まだ全員集まっていないね。着替えるのが遅い子がいます。
いい姿勢で座って待っていてえらいね。
早く来た子がお得!
がんばった子が得をする活動をしよう。
早く着替えて校庭にいる人から遊んじゃおう!
いえーい! 鬼ごっこやろうぜ!
わーい! 待て待てー!
(だらだら着替えて校庭へ)えっ? もうやってる? ぼくもやるー! 入れてー!
みんなが集まったから、授業始めるよー。
できていない子に合わせたり、注意をしたりするのではなく、がんばっている子が得をするようにしましょう。がんばった子が喜ぶ姿を見て、他の子にも「次はがんばろう!」と思ってもらえたらしめたものです。発達に課題のある子に手をかけすぎるのではなく、時と場合によってはがんばっている子の楽しそうな姿を見せることで、少しずつ行動が変わるよう導くことも大切です。
3 説明は短く!
説明が長いほど子供のやる気は低下する
その説明、もはや誰も聞いていない……。
次の遊びの説明をするからよく聞いてね。
はーい(どんなことをやるのかな)。
5歩鬼。まず5歩しか歩けません。そして鬼がいて、それで次は……(長い)。
(家帰ったら、ゲームして遊ぼ~っと)B君、今日遊べる?
説明すらも遊びに変えよう!
動きながらの説明ですぐ始める!
今日は5歩鬼をやるよ!
5回手をたたくよ。せーの。
(5回手をたたく)
5回足踏みをするよ。せーの。
(5回足踏みをする)
今度は5歩進むよ。せーの。
(5歩進む)
絶対に友達にぶつからないように5歩進むよ。せーの。
(絶対に友達にぶつからないように5歩進む)
5歩で鬼ごっこするよ。先生にタッチされたら、一緒に鬼になるよ。せーの。
落ち着きのない子をじっとさせるのではなく、説明すらも動いて遊べる楽しい活動にしましょう。発達に課題のある子にとって多くの情報は処理が困難な場合があります。「1指示1動作」で分かりやすく伝えることが大切です。子供のやる気やわくわく感には鮮度があるので、「もうやるの?」と驚かれるほどすぐに始めて、わくわく感を満たしましょう。説明の全部が伝わらなくてもまずは体験が優先! 体験後に補足説明、また後半の体験というような構成がおすすめです。素早い授業展開で子供たちの集中力もアップ! 次第に先生のスピード感に合っていき、子供たちが自然とスピード感に乗って生活ができることにつながります。
4 後追いしない
言うのを忘れた……
「もう1回聞いて!」は最大の自滅
言い忘れたそのときはあきらめよう。
分かったかな? よし、じゃあやってみよう!
いえーーい! やるぞー!
あ、待って、言い忘れちゃった! 戻ってきてー。
えー。
ここがこうで、こうして、こうで、OK?
……。(すでに聞いていない)
指示はタイミングが大事!
準備はしっかり、後追いはやめよう。
(くぅ~言い忘れた……。今回はあきらめて、次に集めたときに伝えるようにしよう)
活動開始後の中断は子供たちの意欲を下げてしまいます。伝え忘れたことは活動している中で拡散していきましょう。特に発達に課題のある子は一旦集中が途切れてしまうと、落ち着くまでに時間がかかってしまい、元の活動に戻りにくくなってしまう場合があります。

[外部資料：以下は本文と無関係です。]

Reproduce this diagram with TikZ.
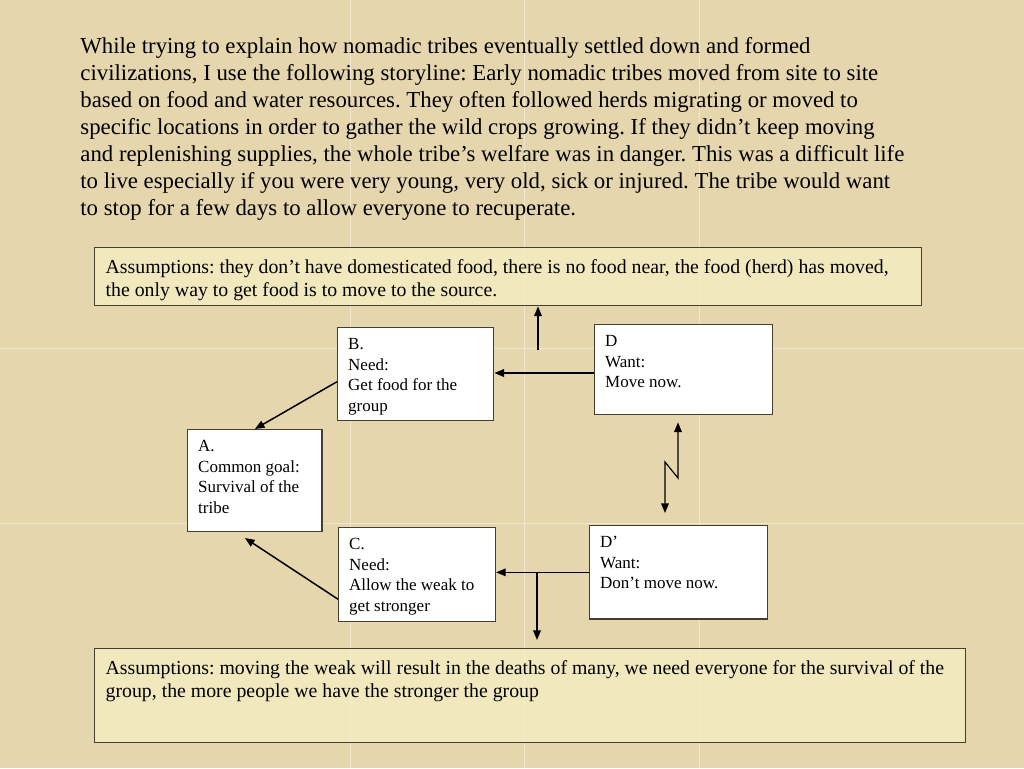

一度の伝達で欲張らずに、伝えきれなかったことは次の機会に伝えるなど1つずつ学習を積み重ねる気持ちで進めます。授業の前に先を読んで話す内容を決めておき、言い漏らさないよう明確な授業イメージをもつことが大切です。
5 自己決定
自分で決められる楽しさ!
選択できる楽しさを子供に与えよう!
先生に言われてやらされている感がすごい。
今日はこのボールを使って、この線の上で2人でパスをします。
パス!
パス!
自分で決めること、選ぶことで意欲アップ!
好きなボールを使ってやってみよう!
柔らかいボールでやってみようっと。
小さいボールでやろうっと。
何だか捕りづらいぞ。
次は大きいボールでやってみようっと。
体全部で捕らないと捕れないわ!
もっと距離を伸ばしてやってみようぜ!
授業のねらいとして外せない部分は教師が決め、子供に任せられる部分は子供に選んで決めてもらいましょう。発達に課題のある子のなかにはこだわりが強いことがあり、教師がこうしてほしいということがむずかしい場合もあります。そういった子も自分で決められる部分があることで欲求が満たされ、落ち着いて活動できることにつながります。また自由な発想で活動することで子供たちの興味・関心が高まり、授業への集中力が高まります。体育以外でも、例えば文章をまとめるときに「ノート・画用紙・PowerPointから選ぶ」など、その子の能力やこだわりに合う物を子供自身が選んで決められるようにすることもよいでしょう。